Write out all the lines again, precisely as they stand, but without the images.

** begin **

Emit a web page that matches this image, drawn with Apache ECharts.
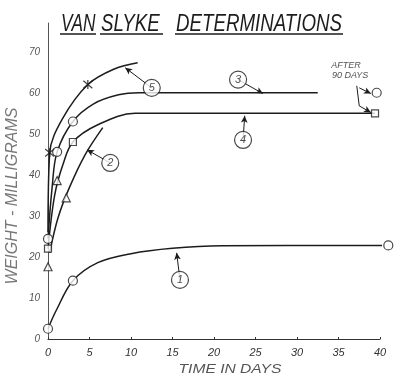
<!DOCTYPE html>
<html><head><meta charset="utf-8">
<script src="https://cdn.jsdelivr.net/npm/echarts@6/dist/echarts.min.js"></script>
<style>html,body{margin:0;padding:0;background:#fff}#c{width:398px;height:376px}</style>
</head><body><div id="c"></div>
<script>
// ---- data (days, milligrams) ----
const xTicks = [0,5,10,15,20,25,30,35,40];
const yTicks = [0,10,20,30,40,50,60,70];
const curve1 = [[0,2.5],[1,7],[3,14.2],[6,18.6],[10,20.8],[15,22.1],[21,22.7],[41,22.8]];
const curve2 = [[0.2,21],[1.2,29.5],[2.6,37],[4.5,45],[6.6,51.5]];
const curve3 = [[0,24.5],[0.5,37],[1.1,45.6],[3,53],[5.5,57.3],[8.5,59.5],[11,60],[32.5,60]];
const curve4 = [[0,22],[0.8,35],[1.8,42.5],[3,48],[6,52.2],[10.5,55],[39.4,55]];
const curve5 = [[0,26],[0.2,45.3],[1.7,53.5],[4.8,62],[8,65.8],[10.8,67.3]];
const circlePts = [[0,2.5],[3,14.2],[41,22.8],[1.1,45.6],[3,53],[0,24.4],[39.6,60]];
const squarePts = [[3,48],[39.4,55],[0,22]];
const trianglePts = [[0,17.6],[1.1,38.6],[2.2,34.4]];
const crossPts = [[0.2,45.4],[4.8,62]];
const labelNums = ['1','2','3','4','5'];
const labelPos = [[15.9,14.4],[7.5,42.9],[22.9,63.2],[23.5,48.5],[12.5,61.2]];
const arrowTip = [[15.5,21],[4.7,46.1],[25.9,59.8],[23.7,54.4],[9.3,66.1]];
const noteText = ['AFTER','90 DAYS'];
const notePos = [[35.9,66.6],[36.4,64.1]];
const noteLeader = [[[37.2,61.7],[37.5,56.8]]];
const noteArrows = [[[37.5,56.8],[38.9,55.2]],[[37.5,61.2],[38.9,59.8]]];

const ink = '#1c1c1c';
const FONT = '"Liberation Sans", sans-serif';
const chart = echarts.init(document.getElementById('c'), null, {renderer:'canvas'});

function lineSeries(d){
  return {type:'line', data:d, smooth:0.35, showSymbol:false, symbol:'none',
    lineStyle:{color:ink, width:1.5}, clip:false, z:2, silent:true};
}
function markers(d, symbol, size){
  return {type:'scatter', data:d, symbol:symbol, symbolSize:size, clip:false, z:4, silent:true,
    itemStyle:{color:'#fff', borderColor:ink, borderWidth:1.2}};
}
const arrowLines = labelPos.map((p,i)=>[{coord:p},{coord:arrowTip[i]}])
  .concat(noteArrows.map(a=>[{coord:a[0]},{coord:a[1]}]));
const plainLines = noteLeader.map(a=>[{coord:a[0], symbol:'none'},{coord:a[1], symbol:'none'}]);

const option = {
  animation:false,
  grid:{left:48, right:18, top:23, bottom:37},
  xAxis:{type:'value', min:0, max:40, interval:5,
    axisLine:{lineStyle:{color:'#333', width:1.2}},
    axisTick:{show:true, inside:true, length:2, lineStyle:{color:'#333'}},
    splitLine:{show:false},
    axisLabel:{color:'#333', fontSize:11, fontStyle:'italic', fontFamily:FONT, margin:8,
      formatter:v=>xTicks.includes(v)?String(v):''}},
  yAxis:{type:'value', min:0, max:77, interval:10,
    axisLine:{show:true, lineStyle:{color:'#555', width:1}},
    axisTick:{show:false},
    splitLine:{show:false},
    axisLabel:{color:'#555', fontSize:10, fontStyle:'italic', fontFamily:FONT, margin:8,
      formatter:v=>yTicks.includes(v)?String(v):''}},
  series:[
    lineSeries(curve1), lineSeries(curve2), lineSeries(curve3), lineSeries(curve4), lineSeries(curve5),
    markers(circlePts,'circle',9),
    markers(squarePts,'rect',7),
    markers(trianglePts,'triangle',8),
    {type:'scatter', data:crossPts, symbol:'path://M0,0L10,10M10,0L0,10M5,-1L5,11', symbolSize:9, clip:false, z:4, silent:true,
      itemStyle:{color:'none', borderColor:ink, borderWidth:1.3}},
    {type:'line', data:[], silent:true,
      markLine:{silent:true, z:1, symbol:['none','arrow'], symbolSize:[5,7], label:{show:false},
        lineStyle:{color:ink, width:1, type:'solid'}, data:arrowLines.concat(plainLines)}},
    {type:'scatter', data:labelPos.map((p,i)=>({value:p, name:labelNums[i]})), symbol:'circle', symbolSize:17, z:10, clip:false, silent:true,
      itemStyle:{color:'#fff', borderColor:ink, borderWidth:1.2},
      label:{show:true, position:'inside', formatter:p=>p.name, color:ink, fontSize:11, fontStyle:'italic', fontFamily:FONT}},
    {type:'scatter', data:notePos.map((p,i)=>({value:p, name:noteText[i]})), symbol:'rect', symbolSize:1, z:10, clip:false, silent:true,
      itemStyle:{color:'rgba(0,0,0,0)'},
      label:{show:true, position:'inside', formatter:p=>p.name, color:ink, fontSize:9, fontStyle:'italic', fontFamily:FONT}}
  ],
  graphic:[
    {type:'text', x:61, y:24, scaleX:0.72, style:{text:'VAN', font:'italic 24px '+FONT, fill:ink, verticalAlign:'middle'}},
    {type:'text', x:101, y:24, scaleX:0.78, style:{text:'SLYKE', font:'italic 24px '+FONT, fill:ink, verticalAlign:'middle'}},
    {type:'text', x:176, y:24, scaleX:0.78, style:{text:'DETERMINATIONS', font:'italic 24px '+FONT, fill:ink, verticalAlign:'middle'}},
    {type:'line', shape:{x1:60,y1:34,x2:96,y2:34}, style:{stroke:ink, lineWidth:1.3}},
    {type:'line', shape:{x1:100,y1:34,x2:163,y2:34}, style:{stroke:ink, lineWidth:1.3}},
    {type:'line', shape:{x1:175,y1:34,x2:343,y2:34}, style:{stroke:ink, lineWidth:1.3}},
    {type:'text', x:13, y:196, rotation:Math.PI/2, style:{text:'WEIGHT - MILLIGRAMS', font:'italic 16px '+FONT, fill:'#777', align:'center', verticalAlign:'middle'}},
    {type:'text', x:230, y:369, scaleX:1.2, style:{text:'TIME IN DAYS', font:'italic 13px '+FONT, fill:'#555', align:'center', verticalAlign:'middle'}}
  ]
};
chart.setOption(option);
</script></body></html>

** end **

◆ **Reply**:
Emit a web page that matches this image, drawn with Apache ECharts.
<!DOCTYPE html>
<html><head><meta charset="utf-8">
<script src="https://cdn.jsdelivr.net/npm/echarts@6/dist/echarts.min.js"></script>
<style>html,body{margin:0;padding:0;background:#fff}#c{width:398px;height:376px}</style>
</head><body><div id="c"></div>
<script>
// ---- data (days, milligrams) ----
const xTicks = [0,5,10,15,20,25,30,35,40];
const yTicks = [0,10,20,30,40,50,60,70];
const curve1 = [[0,2.5],[1,7],[3,14.2],[6,18.6],[10,20.8],[15,22.1],[21,22.7],[41,22.8]];
const curve2 = [[0.2,21],[1.2,29.5],[2.6,37],[4.5,45],[6.6,51.5]];
const curve3 = [[0,24.5],[0.5,37],[1.1,45.6],[3,53],[5.5,57.3],[8.5,59.5],[11,60],[32.5,60]];
const curve4 = [[0,22],[0.8,35],[1.8,42.5],[3,48],[6,52.2],[10.5,55],[39.4,55]];
const curve5 = [[0,26],[0.2,45.3],[1.7,53.5],[4.8,62],[8,65.8],[10.8,67.3]];
const circlePts = [[0,2.5],[3,14.2],[41,22.8],[1.1,45.6],[3,53],[0,24.4],[39.6,60]];
const squarePts = [[3,48],[39.4,55],[0,22]];
const trianglePts = [[0,17.6],[1.1,38.6],[2.2,34.4]];
const crossPts = [[0.2,45.4],[4.8,62]];
const labelNums = ['1','2','3','4','5'];
const labelPos = [[15.9,14.4],[7.5,42.9],[22.9,63.2],[23.5,48.5],[12.5,61.2]];
const arrowTip = [[15.5,21],[4.7,46.1],[25.9,59.8],[23.7,54.4],[9.3,66.1]];
const noteText = ['AFTER','90 DAYS'];
const notePos = [[35.9,66.6],[36.4,64.1]];
const noteLeader = [[[37.2,61.7],[37.5,56.8]]];
const noteArrows = [[[37.5,56.8],[38.9,55.2]],[[37.5,61.2],[38.9,59.8]]];

const ink = '#1c1c1c';
const FONT = '"Liberation Sans", sans-serif';
const chart = echarts.init(document.getElementById('c'), null, {renderer:'canvas'});

function lineSeries(d){
  return {type:'line', data:d, smooth:0.35, showSymbol:false, symbol:'none',
    lineStyle:{color:ink, width:1.5}, clip:false, z:2, silent:true};
}
function markers(d, symbol, size){
  return {type:'scatter', data:d, symbol:symbol, symbolSize:size, clip:false, z:4, silent:true,
    itemStyle:{color:'#fff', borderColor:ink, borderWidth:1.2}};
}
const arrowLines = labelPos.map((p,i)=>[{coord:p},{coord:arrowTip[i]}])
  .concat(noteArrows.map(a=>[{coord:a[0]},{coord:a[1]}]));
const plainLines = noteLeader.map(a=>[{coord:a[0], symbol:'none'},{coord:a[1], symbol:'none'}]);

const option = {
  animation:false,
  grid:{left:48, right:18, top:23, bottom:37},
  xAxis:{type:'value', min:0, max:40, interval:5,
    axisLine:{lineStyle:{color:'#333', width:1.2}},
    axisTick:{show:true, inside:true, length:2, lineStyle:{color:'#333'}},
    splitLine:{show:false},
    axisLabel:{color:'#333', fontSize:11, fontStyle:'italic', fontFamily:FONT, margin:8,
      formatter:v=>xTicks.includes(v)?String(v):''}},
  yAxis:{type:'value', min:0, max:77, interval:10,
    axisLine:{show:true, lineStyle:{color:'#555', width:1}},
    axisTick:{show:false},
    splitLine:{show:false},
    axisLabel:{color:'#555', fontSize:10, fontStyle:'italic', fontFamily:FONT, margin:8,
      formatter:v=>yTicks.includes(v)?String(v):''}},
  series:[
    lineSeries(curve1), lineSeries(curve2), lineSeries(curve3), lineSeries(curve4), lineSeries(curve5),
    markers(circlePts,'circle',9),
    markers(squarePts,'rect',7),
    markers(trianglePts,'triangle',8),
    {type:'scatter', data:crossPts, symbol:'path://M0,0L10,10M10,0L0,10M5,-1L5,11', symbolSize:9, clip:false, z:4, silent:true,
      itemStyle:{color:'none', borderColor:ink, borderWidth:1.3}},
    {type:'line', data:[], silent:true,
      markLine:{silent:true, z:1, symbol:['none','arrow'], symbolSize:[5,7], label:{show:false},
        lineStyle:{color:ink, width:1, type:'solid'}, data:arrowLines.concat(plainLines)}},
    {type:'scatter', data:labelPos.map((p,i)=>({value:p, name:labelNums[i]})), symbol:'circle', symbolSize:17, z:10, clip:false, silent:true,
      itemStyle:{color:'#fff', borderColor:ink, borderWidth:1.2},
      label:{show:true, position:'inside', formatter:p=>p.name, color:ink, fontSize:11, fontStyle:'italic', fontFamily:FONT}},
    {type:'scatter', data:notePos.map((p,i)=>({value:p, name:noteText[i]})), symbol:'rect', symbolSize:1, z:10, clip:false, silent:true,
      itemStyle:{color:'rgba(0,0,0,0)'},
      label:{show:true, position:'inside', formatter:p=>p.name, color:ink, fontSize:9, fontStyle:'italic', fontFamily:FONT}}
  ],
  graphic:[
    {type:'text', x:61, y:24, scaleX:0.72, style:{text:'VAN', font:'italic 24px '+FONT, fill:ink, verticalAlign:'middle'}},
    {type:'text', x:101, y:24, scaleX:0.78, style:{text:'SLYKE', font:'italic 24px '+FONT, fill:ink, verticalAlign:'middle'}},
    {type:'text', x:176, y:24, scaleX:0.78, style:{text:'DETERMINATIONS', font:'italic 24px '+FONT, fill:ink, verticalAlign:'middle'}},
    {type:'line', shape:{x1:60,y1:34,x2:96,y2:34}, style:{stroke:ink, lineWidth:1.3}},
    {type:'line', shape:{x1:100,y1:34,x2:163,y2:34}, style:{stroke:ink, lineWidth:1.3}},
    {type:'line', shape:{x1:175,y1:34,x2:343,y2:34}, style:{stroke:ink, lineWidth:1.3}},
    {type:'text', x:13, y:196, rotation:Math.PI/2, style:{text:'WEIGHT - MILLIGRAMS', font:'italic 16px '+FONT, fill:'#777', align:'center', verticalAlign:'middle'}},
    {type:'text', x:230, y:369, scaleX:1.2, style:{text:'TIME IN DAYS', font:'italic 13px '+FONT, fill:'#555', align:'center', verticalAlign:'middle'}}
  ]
};
chart.setOption(option);
</script></body></html>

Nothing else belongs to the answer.